Our first study introduced a novel neural probe with reduced chronic cellular encapsulation. We hypothesized that if a structural feature size is smaller than a reactive cell body (<7 μm), the resulting encapsulation would be mitigated by the prevention of cellular spreading. We investigated this relationship between size and tissue reactivity using a microfabricated parylene structure. Probes were implanted in the rat neocortex for four weeks followed by histological analysis. We found the non-neuronal density around the sub-cellular feature was less than half of that around the probe shank.

The objective of our second study was to identify a parylene process that would enable long-term bioelectrical insulation. We contrasted parylene-C with an alternative parylene material using electrical and mechanical tests. We present a reactive parylene (complementary layers of PPX-CHO and PPX-CH2NH2) that can be used in conjunction with parylene-C but has improved electrical insulation and wet metal adhesion.

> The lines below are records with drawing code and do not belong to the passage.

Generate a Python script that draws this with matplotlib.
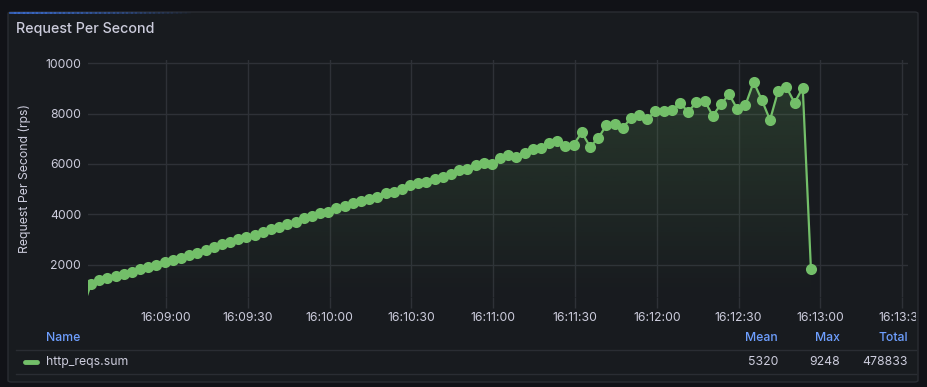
"""Grafana-style 'Request Per Second' panel recreated with matplotlib."""
import datetime as dt

import matplotlib
matplotlib.use("Agg")
import matplotlib.dates as mdates
import matplotlib.pyplot as plt
import numpy as np
from matplotlib.patches import FancyBboxPatch
from matplotlib.lines import Line2D
from matplotlib.transforms import Bbox, TransformedBbox

# --- Data ---
start_time = dt.datetime(2024, 1, 1, 16, 8, 29, 500000)
step_s = 3
rps = [
    300, 1248, 1406, 1473, 1578, 1644, 1736, 1828, 1934, 2000,
    2132, 2198, 2290, 2396, 2488, 2594, 2726, 2832, 2924, 3018,
    3097, 3188, 3319, 3414, 3517, 3612, 3715, 3850, 3940, 4048,
    4112, 4246, 4337, 4444, 4535, 4614, 4705, 4838, 4903, 4998,
    5168, 5236, 5299, 5406, 5497, 5604, 5762, 5802, 5960, 6051,
    6000, 6226, 6356, 6265, 6424, 6582, 6622, 6820, 6900, 6725,
    6770, 7250, 6686, 7018, 7545, 7580, 7438, 7810, 7941, 7782,
    8099, 8099, 8139, 8404, 8072, 8444, 8507, 7913, 8364, 8760,
    8178, 8337, 9248, 8535, 7743, 8903, 9038, 8428, 9022, 1842,
]
times = [start_time + dt.timedelta(seconds=step_s * i) for i in range(len(rps))]

y_ticks = [2000, 4000, 6000, 8000, 10000]
legend_cols = ["Mean", "Max", "Total"]
legend_vals = ["5320", "9248", "478833"]
series_name = "http_reqs.sum"

# --- Colours ---
page_bg = "#111217"
panel_bg = "#181b1f"
border = "#2a2d33"
grid_col = "#2e3137"
text_col = "#ccccdc"
green = "#73bf69"
blue = "#6e9fff"

W, H = 927, 387
plt.rcParams["font.family"] = ["Inter", "DejaVu Sans"]

fig = plt.figure(figsize=(W / 100, H / 100), dpi=100)
fig.patch.set_facecolor(page_bg)


def fx(x):
    return x / W


def fy(y):
    return 1 - y / H


# panel box
panel = FancyBboxPatch((fx(8), fy(382)), fx(910), 370 / H,
                       boxstyle="round,pad=0,rounding_size=0.004",
                       transform=fig.transFigure, facecolor=panel_bg,
                       edgecolor=border, linewidth=1, zorder=-5)
fig.patches.append(panel)
# blue highlight fading along the top edge
for i in range(40):
    x0 = 10 + i * 4.5
    fig.add_artist(Line2D([fx(x0), fx(x0 + 4.6)], [fy(12.5), fy(12.5)],
                          color="#3d71d9", alpha=max(0.0, 0.9 - i * 0.022),
                          linewidth=1.2, transform=fig.transFigure))

fig.text(fx(16), fy(29), "Request Per Second", color=text_col,
         fontsize=10.3, fontweight="medium", va="center", ha="left")

# --- Plot area ---
ax = fig.add_axes([fx(88), fy(297), (908 - 88) / W, (297 - 60) / H])
ax.set_facecolor("none")
for s in ax.spines.values():
    s.set_visible(False)

xnum = mdates.date2num(times)
ymin, ymax = 730, 10120
x_left = mdates.date2num(dt.datetime(2024, 1, 1, 16, 8, 31, 400000))
x_right = mdates.date2num(dt.datetime(2024, 1, 1, 16, 13, 32, 100000))

# opacity gradient fill under the line
poly = ax.fill_between(xnum, rps, ymin - 2000, color="none", linewidth=0)
grad = np.zeros((256, 1, 4))
grad[..., :3] = matplotlib.colors.to_rgb(green)
grad[:, 0, 3] = np.linspace(0.0, 0.2, 256)
im = ax.imshow(grad, extent=[x_left, x_right, ymin, ymax], origin="lower",
               aspect="auto", zorder=1, interpolation="bilinear")
im.set_clip_path(poly.get_paths()[0], transform=ax.transData)

ax.plot(xnum, rps, color=green, linewidth=1.6, marker="o", markersize=8,
        markeredgewidth=0, zorder=3)

ax.set_xlim(x_left, x_right)
ax.set_ylim(ymin, ymax)
ax.set_yticks(y_ticks)
ax.xaxis.set_major_locator(mdates.SecondLocator(bysecond=[0, 30]))
ax.xaxis.set_major_formatter(mdates.DateFormatter("%H:%M:%S"))
ax.grid(True, color=grid_col, linewidth=1)
ax.set_axisbelow(True)
ax.tick_params(axis="y", length=0, pad=5, labelsize=8.8, labelcolor=text_col)
ax.tick_params(axis="x", length=8, width=1, color=grid_col, pad=3,
               labelsize=8.8, labelcolor=text_col)
ax.set_ylabel("Request Per Second (rps)", color=text_col, fontsize=8.8,
              labelpad=10)

clip = TransformedBbox(Bbox([[0, 0], [fx(916), 1]]), fig.transFigure)
for lbl in ax.get_xticklabels():
    lbl.set_clip_box(clip)
    lbl.set_clip_on(True)

# --- Legend table ---
col_right = [778, 840, 908]
fig.text(fx(46), fy(338), "Name", color=blue, fontsize=8.8,
         fontweight="medium", va="center")
for name, xr in zip(legend_cols, col_right):
    fig.text(fx(xr), fy(338), name, color=blue, fontsize=8.8,
             fontweight="medium", va="center", ha="right")
for yl in (349.5, 373.5):
    fig.add_artist(Line2D([fx(16), fx(916)], [fy(yl), fy(yl)], color=border,
                          linewidth=1, transform=fig.transFigure))
fig.add_artist(Line2D([fx(25), fx(37)], [fy(362), fy(362)], color=green,
                      linewidth=3.5, solid_capstyle="round",
                      transform=fig.transFigure))
fig.text(fx(46), fy(362), series_name, color=text_col, fontsize=8.8,
         va="center")
for val, xr in zip(legend_vals, col_right):
    fig.text(fx(xr), fy(362), val, color=text_col, fontsize=8.8,
             va="center", ha="right")

fig.savefig("out.png", dpi=100, facecolor=page_bg)
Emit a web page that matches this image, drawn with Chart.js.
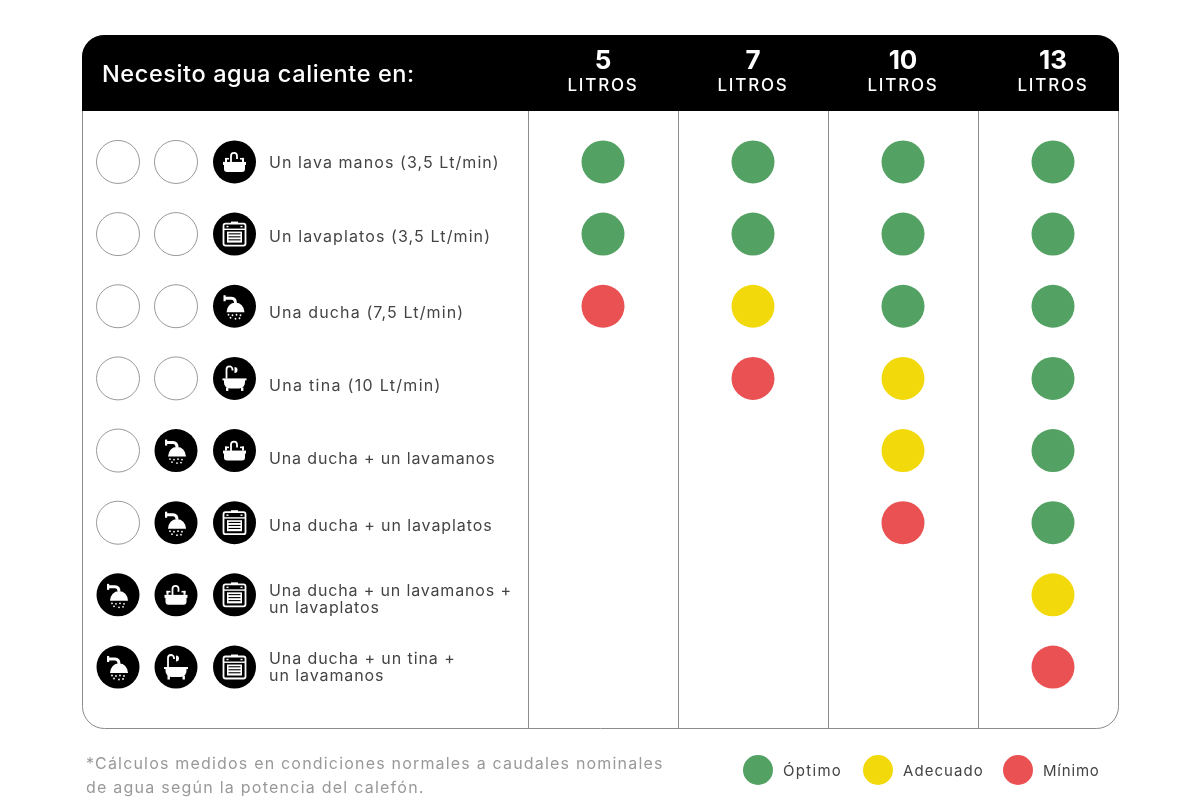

In our third study, a new parylene-based microfabrication process is presented for neural recording, stimulation, and drug delivery applications. We introduce a large design space for electrode placement and structural flexibility with a six mask process. By using chemical mechanical planarization, electrodes may be created top-side, back-side, or on edge having three sides. Poly(3,4-ethylenedioxythiophene) (PEDOT) modified edge electrodes having an 85 µm2 footprint (smallest reported to date) resulted in an impedance of 200 kΩ at 1kHz. Edge electrodes successfully recorded single unit activity in acute animal studies.